Deep Learning5 min read

Convolutional Neural Networks

A simple introduction to CNNs, exploring their architecture, applications, and implementation details.

Jack Hasselbring

August 12, 2025

Deep LearningNeural NetworksCNN

Introduction

Convolutional Neural Networks (CNNs) are a core component of modern day AI advancements, and excel in areas of spatial recognition, speech, or audio signals, where the model needs to understand the importance of a feature in the context of the other features around it. On a low level, think about how the color at a single point in an image is closely related to the points directly around it. On a higher level, think about how the meaning of a word can be enriched by the words around it in the same sentence, or how a person's face can be identified by all the features; eyes, nose, mouth, etc, in relation to each other. Convolutional Neural Networks excel at identifying how smaller components near each other come together to form a more complex pattern.

What are Neural Networks?

Neural Networks are what power modern day AI, and are built with many computational layers on top of each other that cascade information. For reference, modern day large language models have 100 or more layers (source). Popular open-source CNN models use 5 convolutional layers to derive insights (source). In a CNN model, the early layers start by recognizing small features, like colors or edges, then gain in complexity to eventually make up something as complicated as a car, disease, or human face. To understand the basics of CNNs, let's look at how a single part of a single layer works.

CNN Layer

The computer starts with a normal grid-like input (Matrix) made up of numbers, which could represent the individual pixels of an image. Look at figure 1a for reference. The CNN intakes small sections of the image at a time, like if you were to take a magnifying glass and slide it across the image. A snapshot view in this example is shown in figure 1b.

1a. Input Image

1b. Input Image with Receptive Field

Now that we have a specific section of the image, also refferred to as a Receptive Field in figure 1b, a Filter is then applied at that specific section of the image and called a Kernel. The values of this filter are determined by the neural network and perfected through training. I've included a simple example in figure 2b to illustruate what a filter might contain. The Filter (or Kernel) is then used to transform the receptive field by simply multipling the individual elements of the grids together.

2a. Receptive Field

2b. Filter/Kernel

Figure 2a shows the receptive field capture from figure 1b.By multipling each number in the receptive field by the corresponding number in the filter, we get the output matrix. Think 1x1, 0x1, 1*1 ... After all the numbers are multiplied in the two grids is summed to get a final output. The red box in the first image can be shifted three times to create a total of four outputs.

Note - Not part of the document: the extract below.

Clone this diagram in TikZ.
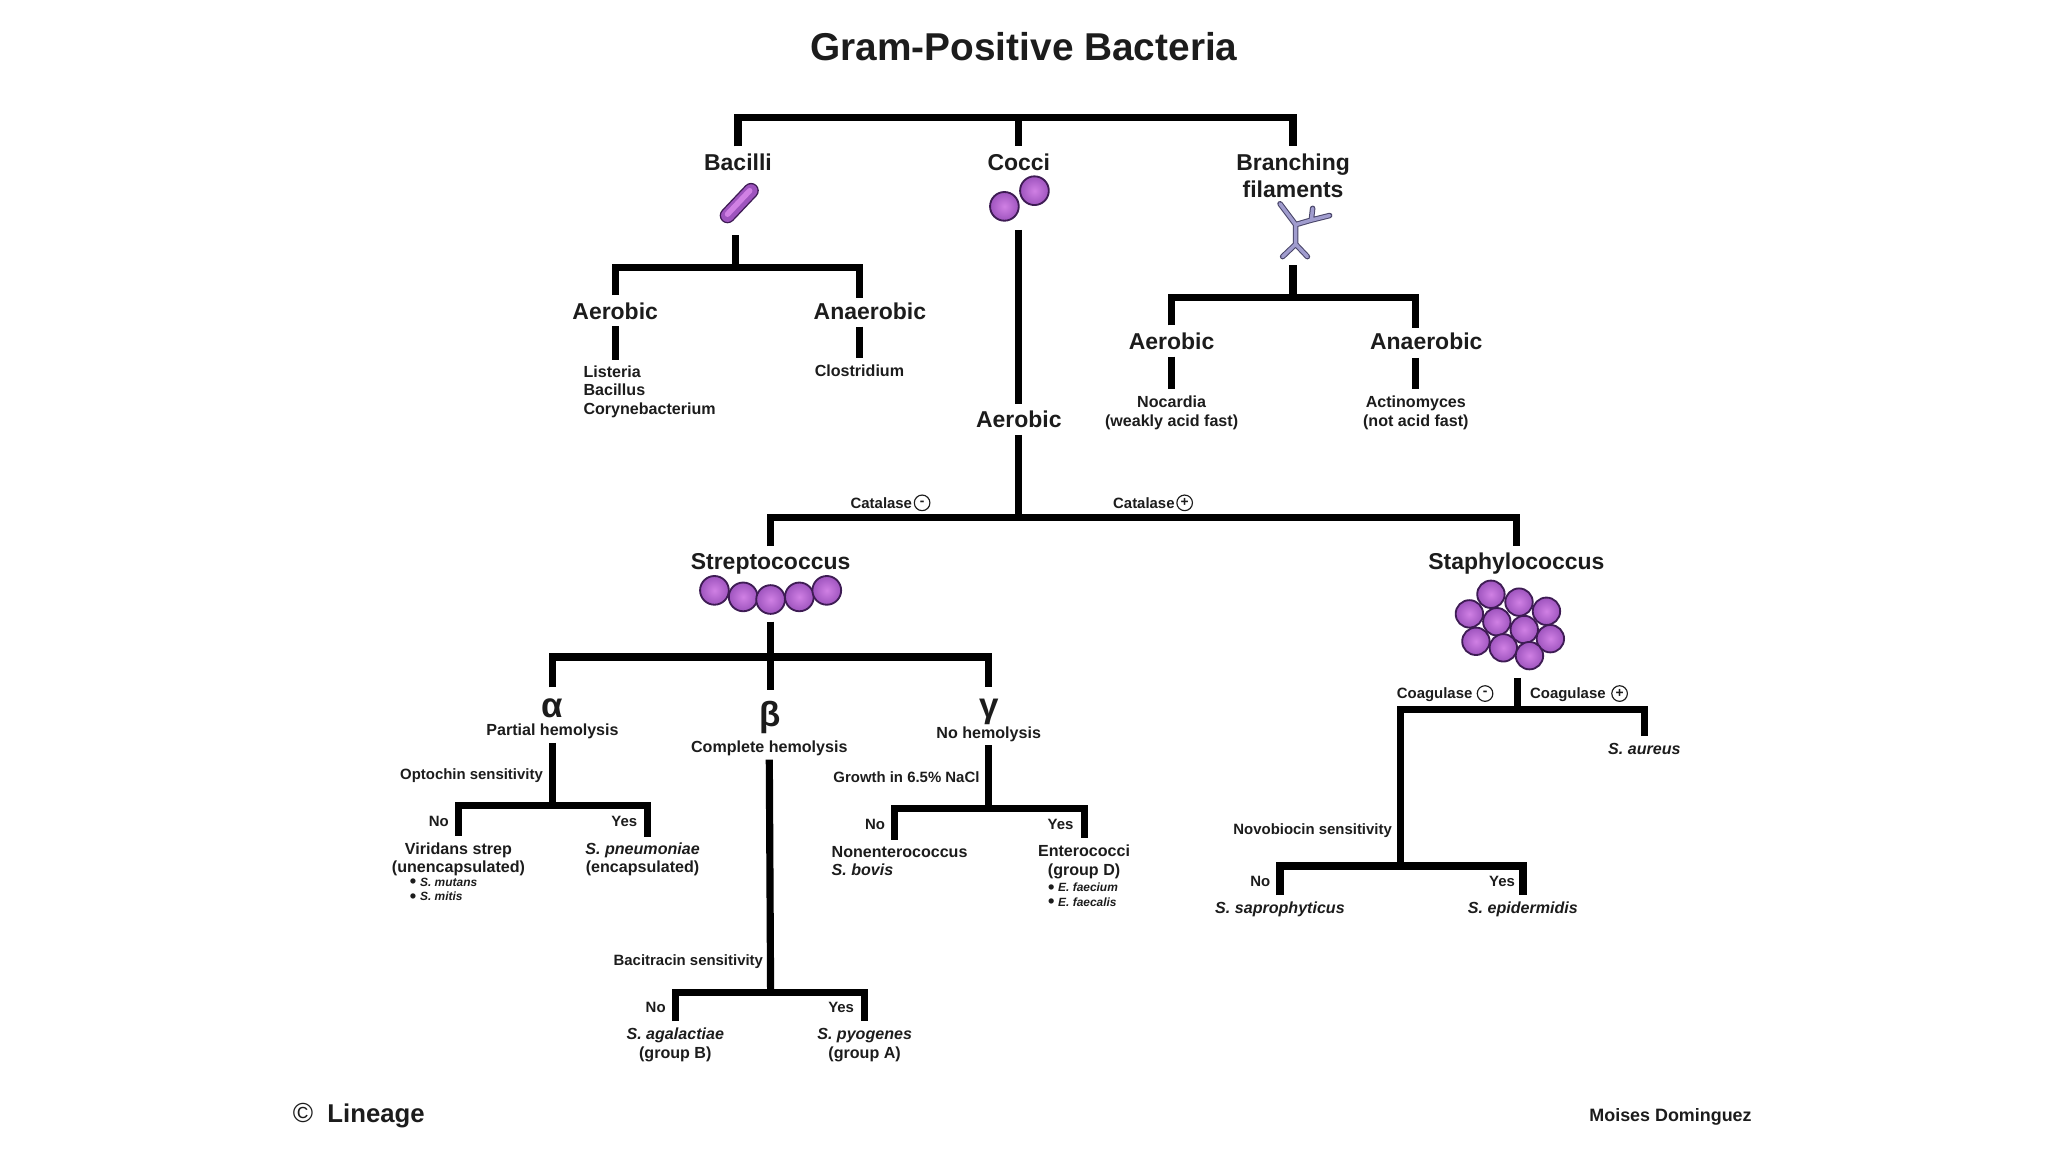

We thus end up with grid of four outputs, each corresponding to a different part of the image.

Filter/Kernel

Figure 3: Output Matrix

This output matrix is very simple, being only four numbers, and doesn't tell us or the computer very much. By itself, a single output (neuron) won’t get you very far. By drastically increasing the number of inputs, filters, and computations, the neural network can begin to deduce something meaningful. Tech companies building AI models are rushing to scale up hardware and compute. Add enough filters and a car just might be able to drive itself (drastric oversimplification). A well-built CNN will be able to derive insights from these values. In a real AI system like those found in Modern Day self-driving cars and Medical diagnostic images, there would be tens of millions of these outputs stacked horizontally to span the image or on top of each other to create something useful. AiDoc is a real-world example of a company that uses CNNs to assess medical X-ray images and search for disease, or bone fractures (source).

Limitations

What are the requirements and limitations? Neural networks tend to lack interpretability. As demonstrated above, it’s hard to express why a -4, (or a much large combination of numbers) might be relevant to predicting the task. In line with standard Neural Networks, CNN’s are data-hungry, meaning they require millions of labels to derive meaningful insights from the inputs. And can take a lot of time to train and query. Waymo, the fast-growing self-driving car company, mentions CNN’s as a standard architecture, but their intense demand hurts their candidacy for being the prime architecture for self-driving cars. (source).

Conclusion

CNNs are made up of many simple components, that when combined, can begin to understand complex patterns within an image or other dataset that's spatially organized. Many of these computations need to be repeated, tuned, and carefully monitored during the training phase. This intense demand for compute is what's driving AIchip companies valuations' to soar and a the rush of tech companies to scale up AI infrastructure.